** BEGIN **

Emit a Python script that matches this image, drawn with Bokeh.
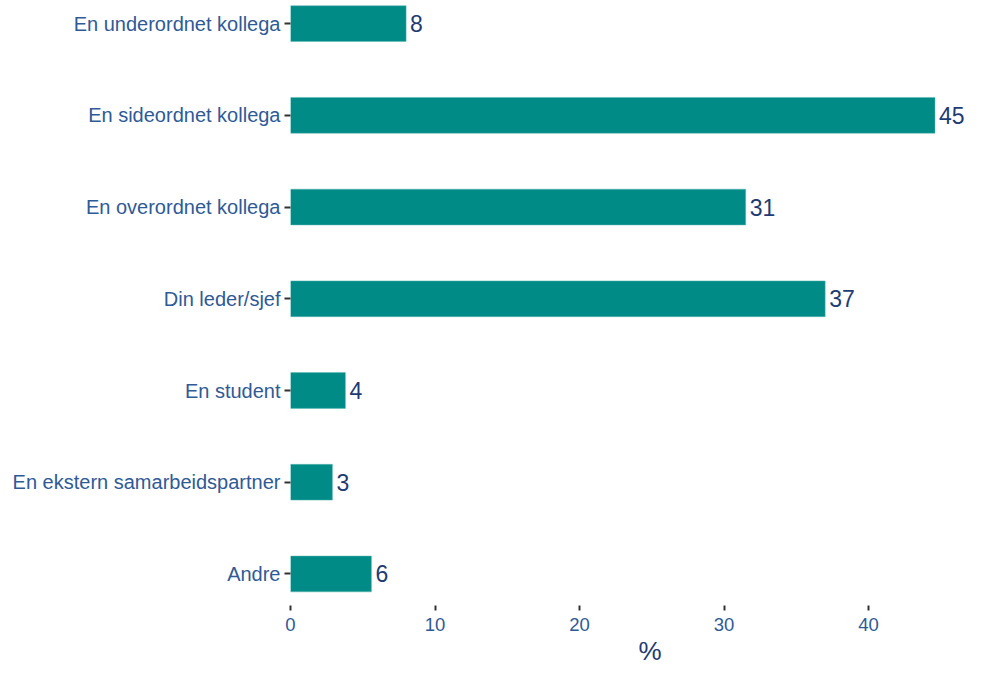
from bokeh.plotting import figure
from bokeh.models import Range1d, FixedTicker, ColumnDataSource, Title
from bokeh.core.properties import value
from bokeh.embed import file_html
from bokeh.resources import INLINE

categories = ["En underordnet kollega", "En sideordnet kollega", "En overordnet kollega",
              "Din leder/sjef", "En student", "En ekstern samarbeidspartner", "Andre"]
values = [8.0, 44.6, 31.5, 37.0, 3.8, 2.9, 5.6]
labels = ["8", "45", "31", "37", "4", "3", "6"]
x_ticks = [0, 10, 20, 30, 40]

n = len(categories)
ypos = [n - 1 - i for i in range(n)]
src = ColumnDataSource(dict(y=ypos, v=values, lab=labels, cat=categories))

p = figure(width=966, height=665, output_backend="svg", toolbar_location=None,
           x_range=Range1d(0, 46.78), y_range=Range1d(-0.344, n - 1 + 0.252),
           min_border_left=290, min_border_right=0, min_border_top=0, min_border_bottom=10)
p.background_fill_color = "white"
p.border_fill_color = "white"
p.outline_line_color = None
p.grid.grid_line_color = None

p.hbar(y="y", left=0, right="v", height=0.39, source=src,
       fill_color="#008B86", line_color="#5FB8B4", line_width=0.5)
p.text(x="v", y="y", text="lab", source=src, x_offset=4, text_baseline="middle",
       text_align="left", text_font_size="23px", text_color="#1F3B73",
       text_font=value("Liberation Sans"))

p.yaxis.ticker = FixedTicker(ticks=ypos)
p.yaxis.major_label_overrides = {y: c for y, c in zip(ypos, categories)}
p.xaxis.ticker = FixedTicker(ticks=x_ticks)

for ax in (p.xaxis[0], p.yaxis[0]):
    ax.axis_line_color = None
    ax.major_tick_line_color = "#333333"
    ax.major_tick_line_width = 2
    ax.major_tick_in = 0
    ax.minor_tick_line_color = None
    ax.major_label_text_font = "Liberation Sans"
    ax.major_label_text_color = "#2F5A96"

p.yaxis.major_tick_out = 6
p.yaxis.major_label_standoff = 4
p.yaxis.major_label_text_font_size = "20px"
p.xaxis.major_tick_out = 5
p.xaxis.major_label_standoff = 7
p.xaxis.major_label_text_font_size = "18.5px"

t = Title(text="%", align="left", offset=348, text_font="Liberation Sans",
          text_font_style="normal", text_font_size="26px", text_color="#1F3B73",
          standoff=0)
p.add_layout(t, "below")

open("out.html", "w").write(file_html(p, INLINE))
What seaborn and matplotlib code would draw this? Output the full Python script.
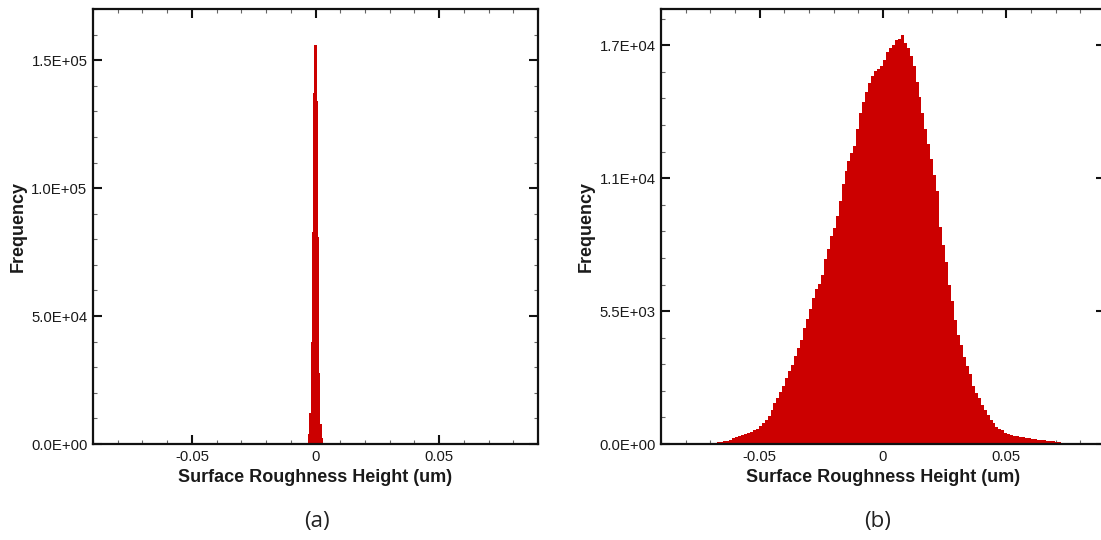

** END **

INSTRUCTIONS FOR THE TASK - Your copy of the data should match it exactly, except that pictures are left out.

ANSWER TO THIS PROBLEM -
Emit a Python script that matches this image, drawn with Bokeh.
from bokeh.plotting import figure
from bokeh.models import Range1d, FixedTicker, ColumnDataSource, Title
from bokeh.core.properties import value
from bokeh.embed import file_html
from bokeh.resources import INLINE

categories = ["En underordnet kollega", "En sideordnet kollega", "En overordnet kollega",
              "Din leder/sjef", "En student", "En ekstern samarbeidspartner", "Andre"]
values = [8.0, 44.6, 31.5, 37.0, 3.8, 2.9, 5.6]
labels = ["8", "45", "31", "37", "4", "3", "6"]
x_ticks = [0, 10, 20, 30, 40]

n = len(categories)
ypos = [n - 1 - i for i in range(n)]
src = ColumnDataSource(dict(y=ypos, v=values, lab=labels, cat=categories))

p = figure(width=966, height=665, output_backend="svg", toolbar_location=None,
           x_range=Range1d(0, 46.78), y_range=Range1d(-0.344, n - 1 + 0.252),
           min_border_left=290, min_border_right=0, min_border_top=0, min_border_bottom=10)
p.background_fill_color = "white"
p.border_fill_color = "white"
p.outline_line_color = None
p.grid.grid_line_color = None

p.hbar(y="y", left=0, right="v", height=0.39, source=src,
       fill_color="#008B86", line_color="#5FB8B4", line_width=0.5)
p.text(x="v", y="y", text="lab", source=src, x_offset=4, text_baseline="middle",
       text_align="left", text_font_size="23px", text_color="#1F3B73",
       text_font=value("Liberation Sans"))

p.yaxis.ticker = FixedTicker(ticks=ypos)
p.yaxis.major_label_overrides = {y: c for y, c in zip(ypos, categories)}
p.xaxis.ticker = FixedTicker(ticks=x_ticks)

for ax in (p.xaxis[0], p.yaxis[0]):
    ax.axis_line_color = None
    ax.major_tick_line_color = "#333333"
    ax.major_tick_line_width = 2
    ax.major_tick_in = 0
    ax.minor_tick_line_color = None
    ax.major_label_text_font = "Liberation Sans"
    ax.major_label_text_color = "#2F5A96"

p.yaxis.major_tick_out = 6
p.yaxis.major_label_standoff = 4
p.yaxis.major_label_text_font_size = "20px"
p.xaxis.major_tick_out = 5
p.xaxis.major_label_standoff = 7
p.xaxis.major_label_text_font_size = "18.5px"

t = Title(text="%", align="left", offset=348, text_font="Liberation Sans",
          text_font_style="normal", text_font_size="26px", text_color="#1F3B73",
          standoff=0)
p.add_layout(t, "below")

open("out.html", "w").write(file_html(p, INLINE))
What seaborn and matplotlib code would draw this? Output the full Python script.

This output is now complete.